Junior bankers can earn a lot of money. They can also spent a lot of money. Living near the office in a leading financial centre like London doesn’t come cheaply and if you’re not careful, the two things can cancel each other out. So, can you really save money as a junior banker? And can you save enough to buy a house?
The answer to the first question is a resounding yes. The answer to the second question is a definite maybe.
“Living costs are high, but you can definitely save money,” says one recently ex-Goldman trader. “You’re working long hours and you don’t take much holiday, so you end up putting money aside. That said, it’s impossible to save enough to actually buy anywhere near work. Most people just save so that they can buy somewhere in the future.”
With even a studio apartment in Central London costing £454k, the bankers we spoke to said no one buys their own place unless they’re helped out by parents. Instead, most young bankers try to live frugally and have a large enough deposit once they’re five or six years in – at senior associate and vice president level.
“I got a couple of good bonuses in my associate years and they enabled me to buy a very, very small place near to work,” says one saleswoman. “I was lucky though – most people take longer, and if you’re being dragged towards people with higher spending power than you, it’s almost impossible to save. You need to keep living like your uni friends who are working in other industries.”
One of the analysts we spoke to said she’s living with her parents. “I am saving – much more than I would if I worked in any other sector,” she told us.
An executive director at Goldman Sachs told he’s saved, “a reasonable amount” over a seven year period: “I bought a flat three years ago, I travel a lot and I still have a good amount of savings.”

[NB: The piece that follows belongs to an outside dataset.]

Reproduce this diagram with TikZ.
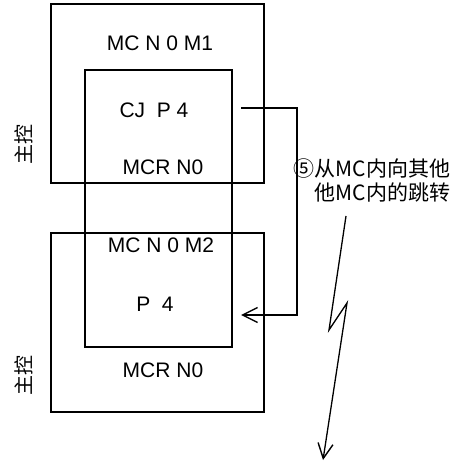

He says saving money in banking is, “a question of lifestyle and how good you are at managing your money. – I am not frugal but I am not extravagant either. Not all my earnings are eaten up by my own cost of living; so I have managed to save money nearly every month since I started as a graduate. Some people are extravagant and careless with their money, so they don’t save anything.”

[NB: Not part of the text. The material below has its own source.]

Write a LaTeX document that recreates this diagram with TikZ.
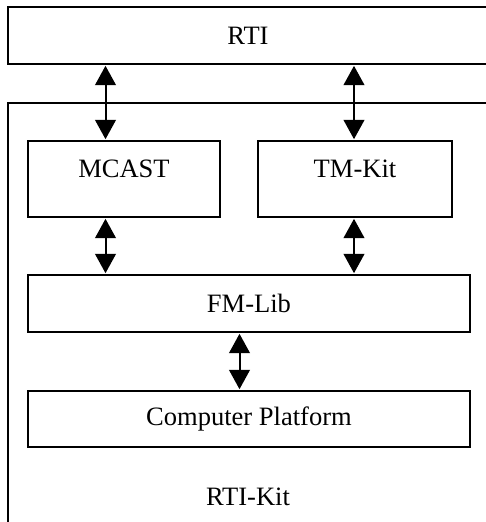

Sam Polk, the ex-BofA trader who wrote about getting addicted to money while working on Wall Street said of course you can save when you’re working in banking – that’s the whole point. “The thing about Wall Street is that while you think about money all the time (how big your bonus is going to be), you never have to worry about it in the way that regular folks do. After that first bonus, you basically always have a cushion, and within a few years there’s basically nothing, except houses, that you can’t afford.”